Our pleasure. Wanted to make certain that you knew our opinion. Our company (2 people) havent heard all of the cartridges in this price range, but your cartridge certainly bested some of the bigger names we auditioned.
Latest update.  
I now have 15 hours on my new Mutech Cartridge.  Two important performance increases have occurred.
One, at, or about 6 hours, the cartridge's bass has matured.  When I first installed the Cartridge, the bass was extended deep, but it sounded as if the bass volume had been turned down.  No longer, it is now both extended, and full.  Rich, and detailed at the same time.  
Secondly, at 15 hours, the stage is opening up, and extending way outside the edges of my speakers.  Depth (on recordings that have depth) is also improving.  Image specificity is precise...voices that are sung together, are heard with distinction.  Each voice being defined, and heard in its own separate space.

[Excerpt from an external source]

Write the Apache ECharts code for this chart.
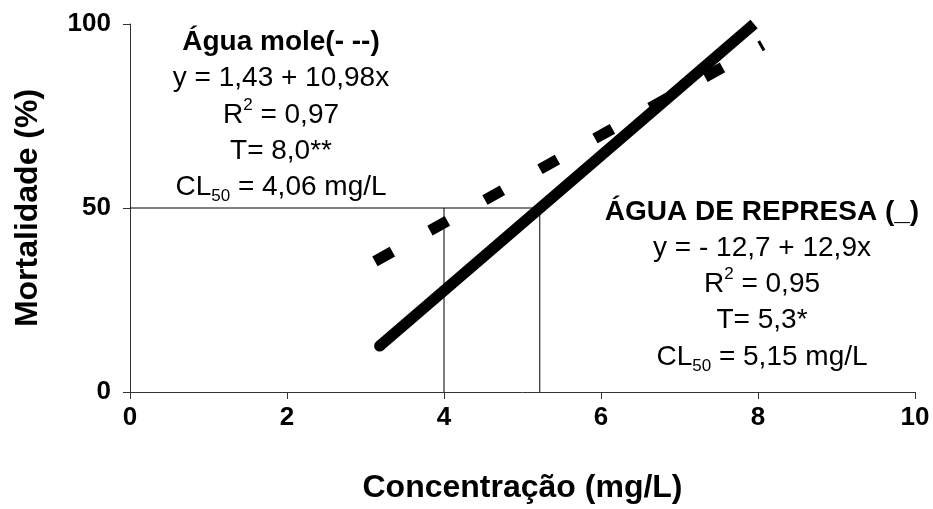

This is now turning out to be one great Cartridge.  Real improvement over when I first installed it.  With only 15 of the recommended 50 hours of breakin, I'm hoping to hear even more.  
This is really one hell-of-a-good cartridge.  I will update when I get to the 25 hour mark.  Again, thanks to all for your comments! 👍
glad it's working out !
20 hours now on the cartridge.  This Mutech Hayabusa is already beyond my expectations.  At this point, I just can't imagine how it could get any better!  I will update again after another 10 hours of play time.  
louis, Sometimes things require a little patience. I'm glad your cartridge is now blossoming and you didn't.... "we know where he can put it", in which I meant, back in the box and on the shelf, of course. Enjoy!
“20 hours now on the cartridge. This Mutech Hayabusa is already beyond my expectations.” 

So where are you now with this cartridge?  What cartridge(s) have you had in the past?  I’m curious about this cart and there’s very little user (or professional) info out there.  Thanks!